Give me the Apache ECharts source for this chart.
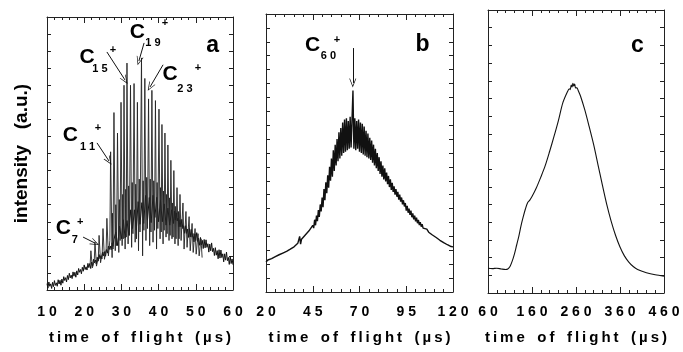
<!DOCTYPE html>
<html><head><meta charset="utf-8">
<script src="https://cdn.jsdelivr.net/npm/echarts@6/dist/echarts.min.js"></script>
<style>html,body{margin:0;padding:0;background:#fff}#c{width:683px;height:352px}</style>
</head><body><div id="c"></div>
<script>
// ---------- tick labels ----------
const ticksA = [10, 20, 30, 40, 50, 60];
const ticksB = [20, 45, 70, 95, 120];
const ticksC = [60, 160, 260, 360, 460];
const yMaxA = 16, yMaxB = 20, yMaxC = 16;

// ---------- panel a : noisy background [t(us), intensity] ----------
const baseA = [[10,0.37],[10.25,0.11],[10.5,0.47],[10.75,0.22],[11,0.36],[11.25,0.09],[11.5,0.45],[11.75,0.2],[12,0.55],[12.25,0.27],[12.5,0.42],[12.75,0.22],[13,0.6],[13.25,0.35],[13.5,0.57],[13.75,0.28],[14,0.64],[14.25,0.4],[14.5,0.78],[14.75,0.56],[15,0.72],[15.25,0.47],[15.5,0.85],[15.75,0.61],[16,0.98],[16.25,0.71],[16.5,0.87],[16.75,0.67],[17,1.06],[17.25,0.81],[17.5,1.04],[17.75,0.75],[18,1.12],[18.25,0.88],[18.5,1.26],[18.75,1.04],[19,1.2],[19.25,0.95],[19.5,1.33],[19.75,1.1],[20,1.47],[20.25,1.2],[20.5,1.36],[20.75,1.17],[21,1.56],[21.25,1.31],[21.5,1.55],[21.75,1.26],[22,1.64],[22.25,1.41],[22.5,1.8],[22.75,1.59],[23,1.76],[23.25,1.52],[23.5,1.92],[23.75,1.69],[24,2.08],[24.25,1.83],[24.5,2.01],[24.75,1.82],[25,2.23],[25.25,2.0],[25.5,2.25],[25.75,1.98],[26,2.37],[26.25,2.16],[26.5,2.57],[26.75,2.38],[27,2.58],[27.25,2.36],[27.5,2.77],[27.75,2.56],[28,2.97],
  [28.5,3.4],[29,2.6],[29.5,3.75],[30,3.0],[30.5,4.12],[31,3.05],[31.5,4.07],[32,3.2],[32.5,4.7],[33,3.6],[33.5,4.7],[34,3.5],[34.5,5.18],[35,3.85],[35.5,5.12],[36,3.9],[36.5,5.54],[37,4.08],[37.5,5.42],[38,3.95],[38.5,5.55],[39,4.25],[39.5,5.43],[40,4.0],[40.5,5.26],[41,4.0],[41.5,5.05],[42,3.8],[42.5,4.8],[43,3.8],[43.5,4.7],[44,3.9],
  [44.25,4.62],[44.5,4.1],[44.75,4.52],[45,4.05],[45.25,4.22],[45.5,3.7],[45.75,4.12],[46,3.7],[46.25,4.14],[46.5,3.6],[46.75,3.76],[47,3.32],[47.25,3.77],[47.5,3.32],[47.75,3.57],[48,3.08],[48.25,3.6],[48.5,3.1],[48.75,3.55],[49,3.1],[49.25,3.31],[49.5,2.82],[49.75,3.29],[50,2.9],[50.25,3.36],[50.5,2.85],[50.75,3.04],[51,2.62],[51.25,3.08],[51.5,2.64],[51.75,2.91],[52,2.43],[52.25,2.96],[52.5,2.47],[52.75,2.94],[53,2.5],[53.25,2.71],[53.5,2.22],[53.75,2.69],[54,2.3],[54.25,2.76],[54.5,2.25],[54.75,2.44],[55,2.02],[55.25,2.48],[55.5,2.04],[55.75,2.31],[56,1.83],[56.25,2.36],[56.5,1.87],[56.75,2.34],[57,1.9],[57.25,2.12],[57.5,1.65],[57.75,2.12],[58,1.75],[58.25,2.22],[58.5,1.72],[58.75,1.91],[59,1.5],[59.25,1.97],[59.5,1.55],[59.75,1.82],[60,1.48]];

// ---------- panel a : cluster peak comb [t(us), intensity] ----------
const combA = [[21.6,1.5],[21.8,2.3],[22.2,1.3],[22.7,1.7],[22.9,2.8],[23.3,1.4],[23.8,1.9],[24.0,3.2],[24.4,1.6],[24.85,2.2],[25.05,3.6],[25.45,1.8],[25.9,2.4],[26.1,4.2],[26.5,2.0],[26.9,2.9],[27.1,8.1],[27.5,1.9],[27.6,4.5],[27.75,2.4],[28.0,10.4],[28.35,2.3],[28.5,5.0],[28.7,2.6],[28.95,9.2],[29.3,2.2],[29.45,5.3],[29.65,2.9],[29.9,11.0],[30.2,2.6],[30.35,5.6],[30.5,3.0],[30.7,12.0],[31.0,2.4],[31.15,5.9],[31.3,3.1],[31.5,13.3],[31.8,2.7],[31.95,6.1],[32.15,3.2],[32.45,12.0],[32.75,2.5],[32.9,6.3],[33.1,3.3],[33.4,12.1],[33.7,2.8],[33.85,6.2],[34.05,3.0],[34.3,11.0],[34.6,2.3],[34.8,6.5],[35.0,3.4],[35.4,13.6],[35.7,2.0],[35.85,6.4],[36.05,3.5],[36.3,12.4],[36.6,2.9],[36.8,6.6],[37.0,3.6],[37.3,11.2],[37.6,2.6],[37.75,6.5],[37.95,3.4],[38.2,11.7],[38.5,2.8],[38.7,6.4],[38.9,3.5],[39.15,11.1],[39.45,2.4],[39.6,6.3],[39.8,3.6],[40.1,10.6],[40.4,3.0],[40.5,6.0],[40.7,3.4],[40.9,9.7],[41.2,2.7],[41.3,5.8],[41.5,3.5],[41.7,9.2],[42.0,3.1],[42.1,5.6],[42.3,3.3],[42.5,8.5],[42.8,2.9],[42.9,5.4],[43.1,3.2],[43.3,7.6],[43.6,3.0],[43.7,5.1],[43.9,3.1],[44.1,7.0],[44.4,2.7],[44.5,4.9],[44.7,3.0],[44.95,6.0],[45.25,2.6],[45.35,4.6],[45.5,3.0],[45.75,5.6],[46.05,2.9],[46.55,5.1],[46.85,2.4],[47.35,4.6],[47.65,2.5],[48.2,4.3],[48.5,2.3],[49.0,3.9],[49.3,2.2],[49.8,3.6],[50.1,2.1],[50.6,3.3],[50.9,2.0],[51.4,3.0],[51.7,1.9]];

// ---------- panel b [t(us), intensity] ----------
const curveB = [[20,2.15],[21,2.3],[22,2.25],[23,2.4],[24,2.35],[25,2.55],[26,2.5],[27,2.68],[28,2.62],[29,2.8],[30,2.72],[31,2.92],[32,2.88],[33,3.08],[34,3.0],[35,3.25],[36,3.22],[37,3.5],[37.5,3.4],[38,4.0],[38.5,3.45],[39,3.8],[40,3.85],[41,4.1],[42,4.15],[43,4.4],[44,4.5],[45,4.8],[45.5,4.6],[46,5.2],[46.5,4.8],[47,5.5],[47.5,5.1],[48,5.9],[48.5,5.4],[49,6.3],[49.5,5.8],[50,6.8],[50.5,6.1],[51,7.4],[51.5,6.6],[52,7.9],[52.5,7.1],[53,8.4],[53.5,7.5],[54,9.0],[54.5,8.0],[55,9.6],[55.5,8.3],[56,10.2],[56.5,8.7],[57,10.6],[57.5,9.1],[58,11.0],[58.5,9.4],[59,11.5],[59.5,9.6],[60,11.8],[60.5,9.8],[61,12.2],[61.5,10.0],[62,12.4],[62.5,10.1],[63,12.5],[63.5,10.2],[64,12.3],[64.5,10.3],[65,12.6],[65.5,10.4],[66,12.4],[66.5,14.5],[67,10.3],[67.5,12.5],[68,10.2],[68.5,12.3],[69,10.3],[69.5,12.4],[70,10.1],[70.5,12.2],[71,10.0],[71.5,12.1],[72,9.9],[72.5,11.9],[73,9.8],[73.5,11.6],[74,9.7],[74.5,11.4],[75,9.6],[75.5,11.1],[76,9.5],[76.5,10.9],[77,9.3],[77.5,10.6],[78,9.1],[78.5,10.3],[79,8.9],[79.5,10.0],[80,8.7],[80.5,9.7],[81,8.5],[81.5,9.4],[82,8.3],[82.5,9.1],[83,8.1],[83.5,8.9],[84,7.95],[84.5,8.6],[85,7.75],[85.5,8.35],[86,7.55],[86.5,8.1],[87,7.35],[87.5,7.85],[88,7.2],[88.5,7.6],[89,7.0],[89.5,7.4],[90,6.85],[90.5,7.2],[91,6.65],[91.5,7.0],[92,6.5],[92.5,6.8],[93,6.3],[93.5,6.6],[94,6.15],[94.5,6.4],[95,5.85],[95.5,6.2],[96,5.7],[96.5,6.0],[97,5.55],[97.5,5.85],[98,5.38],[98.5,5.65],[99,5.22],[99.5,5.5],[100,5.08],[100.5,5.35],[101,4.95],[101.5,5.18],[102,4.82],[102.5,5.02],[103,4.7],[103.5,4.88],[104,4.6],[104.5,4.74],[105,4.5],[106,4.52],[107,4.3],[108,4.28],[109,4.1],[110,4.08],[111,3.92],[112,3.88],[113,3.72],[114,3.68],[115,3.55],[116,3.52],[117,3.4],[118,3.38],[119,3.27],[120,3.25]];

// ---------- panel c [t(us), intensity] ----------
const curveC = [[60,1.40],[70,1.38],[80,1.40],[90,1.36],[100,1.33],[105,1.36],[110,1.5],[115,1.8],[120,2.2],[125,2.7],[130,3.2],[135,3.8],[140,4.3],[145,4.75],[150,5.1],[155,5.25],[160,5.45],[170,5.95],[180,6.55],[190,7.2],[200,8.0],[210,8.85],[220,9.75],[230,10.75],[240,11.35],[245,11.55],[247,11.5],[249,11.75],[251,11.65],[253,11.85],[255,11.7],[257,11.82],[259,11.6],[262,11.6],[265,11.45],[270,11.15],[280,10.35],[290,9.4],[300,8.4],[310,7.25],[320,6.1],[330,5.0],[340,4.05],[350,3.25],[360,2.6],[370,2.1],[380,1.75],[390,1.5],[400,1.33],[420,1.15],[440,1.03],[460,0.95]];

// ---------- annotations (text, t, intensity, kind) ----------
const annA = [['C',20.75,13.63,'big'],['1 5',24.25,12.95,'sub'],['+',27.7,14.07,'sup'],
  ['C',34.3,15.1,'big'],['1 9',38.5,14.45,'sub'],['+',41.7,15.65,'sup'],
  ['C',43.06,12.63,'big'],['2 3',47.1,11.8,'sub'],['+',50.6,13.0,'sup'],
  ['C',16.3,9.06,'big'],['1 1',20.9,8.41,'sub'],['+',23.7,9.5,'sup'],
  ['C',14.4,3.6,'big'],['7',17.5,2.93,'sub'],['+',18.9,3.99,'sup'],
  ['a',54.5,14.33,'panel']];
const arrowsA = [[26.1,13.95,31.0,12.3],[36.1,14.48,34.7,13.42],[41.2,13.2,37.7,11.9],[23.44,8.62,26.67,7.56],[19.7,3.1,22.9,2.75]];
const annB = [['C',44.9,17.73,'big'],['6 0',53.4,16.98,'sub'],['+',58.0,18.13,'sup'],['b',103.7,17.77,'panel']];
const arrowsB = [[66.4,17.55,66.4,15.04]];
const annC = [['c',399.8,14.0,'panel']];

const FONT = 'Liberation Sans';
const KIND = {big:21, sub:11, sup:11, panel:23};
const INK = '#111';
const TS = '\u2009';
function spaced(s){ return s.split(' ').map(w=>w.split('').join(TS)).join('   '); }

function markPts(ann){
  return {symbol:'circle', symbolSize:1, itemStyle:{color:'rgba(0,0,0,0)'}, silent:true,
    data: ann.map(a=>({coord:[a[1],a[2]], label:{show:true, position:'inside', formatter:a[0],
      color:'#000', fontFamily:FONT, fontWeight:'bold', fontSize:KIND[a[3]]}}))};
}
function markArr(arr){
  return {silent:true, symbol:['none','path://M0,0 L6,10 L4.8,10 L0,2.2 L-4.8,10 L-6,10 Z'], symbolSize:[7,9],
    lineStyle:{color:INK, width:1, type:'solid'}, label:{show:false},
    data: arr.map(a=>[{coord:[a[0],a[1]]},{coord:[a[2],a[3]]}])};
}

const grids = [
  {left:47, top:17, width:186, height:273},
  {left:266, top:14, width:187, height:278},
  {left:488, top:10, width:176, height:283}
];
const ticks = [ticksA, ticksB, ticksC];
const ymax = [yMaxA, yMaxB, yMaxC];
const lblMargin = [15, 13, 12];
const nameGap = [40, 38, 37];

const xAxis = [], yAxis = [];
ticks.forEach((tk,i)=>{
  const common = {gridIndex:i, type:'value', min:tk[0], max:tk[tk.length-1], interval:tk[1]-tk[0],
    axisLine:{show:true, onZero:false, lineStyle:{color:'#222', width:1}},
    axisTick:{show:true, inside:true, length:6, lineStyle:{color:'#222', width:1}},
    minorTick:{show:true, splitNumber:5, length:3, lineStyle:{color:'#222', width:1}},
    splitLine:{show:false}, minorSplitLine:{show:false}};
  xAxis.push(Object.assign({}, common, {position:'bottom',
    axisLabel:{show:true, margin:lblMargin[i], color:'#000', fontFamily:FONT, fontWeight:'bold', fontSize:14,
      showMinLabel:true, showMaxLabel:true, formatter:v=>String(v).split('').join(' ')},
    name:spaced('time of flight (µs)'), nameLocation:'middle', nameGap:nameGap[i],
    nameTextStyle:{color:'#000', fontFamily:FONT, fontWeight:'bold', fontSize:15}}));
  xAxis.push(Object.assign({}, common, {position:'top', axisLabel:{show:false}}));
  const yc = {gridIndex:i, type:'value', min:0, max:ymax[i], interval:1,
    axisLine:{show:true, onZero:false, lineStyle:{color:'#222', width:1}},
    axisTick:{show:true, inside:true, length:4, lineStyle:{color:'#222', width:1}},
    axisLabel:{show:false}, splitLine:{show:false}};
  const yl = Object.assign({}, yc, {position:'left'});
  if(i===0){ Object.assign(yl, {name:'intensity   (a.u.)', nameLocation:'middle', nameGap:16, nameRotate:90,
    nameTextStyle:{color:'#000', fontFamily:FONT, fontWeight:'bold', fontSize:19}}); }
  yAxis.push(yl);
  yAxis.push(Object.assign({}, yc, {position:'right'}));
});

const lineBase = {type:'line', symbol:'none', showSymbol:false, silent:true, animation:false};
const series = [
  Object.assign({}, lineBase, {xAxisIndex:0, yAxisIndex:0, data:baseA, lineStyle:{color:INK, width:1}}),
  Object.assign({}, lineBase, {xAxisIndex:0, yAxisIndex:0, data:combA, lineStyle:{color:'#222', width:0.9},
    markPoint:markPts(annA), markLine:markArr(arrowsA)}),
  Object.assign({}, lineBase, {xAxisIndex:2, yAxisIndex:2, data:curveB, lineStyle:{color:INK, width:1.4},
    markPoint:markPts(annB), markLine:markArr(arrowsB)}),
  Object.assign({}, lineBase, {xAxisIndex:4, yAxisIndex:4, data:curveC, smooth:0.3, lineStyle:{color:INK, width:1.1},
    markPoint:markPts(annC)})
];

const chart = echarts.init(document.getElementById('c'), null, {renderer:'canvas'});
chart.setOption({animation:false, backgroundColor:'#fff', grid:grids, xAxis, yAxis, series});
</script></body></html>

● **Brief**
Write out nothing but the lines from the start of the data through the line with "const yMaxA = 16, yMaxB = 20, yMaxC = 16;". Leave out the pictures.

● **Full solution**
Give me the Apache ECharts source for this chart.
<!DOCTYPE html>
<html><head><meta charset="utf-8">
<script src="https://cdn.jsdelivr.net/npm/echarts@6/dist/echarts.min.js"></script>
<style>html,body{margin:0;padding:0;background:#fff}#c{width:683px;height:352px}</style>
</head><body><div id="c"></div>
<script>
// ---------- tick labels ----------
const ticksA = [10, 20, 30, 40, 50, 60];
const ticksB = [20, 45, 70, 95, 120];
const ticksC = [60, 160, 260, 360, 460];
const yMaxA = 16, yMaxB = 20, yMaxC = 16;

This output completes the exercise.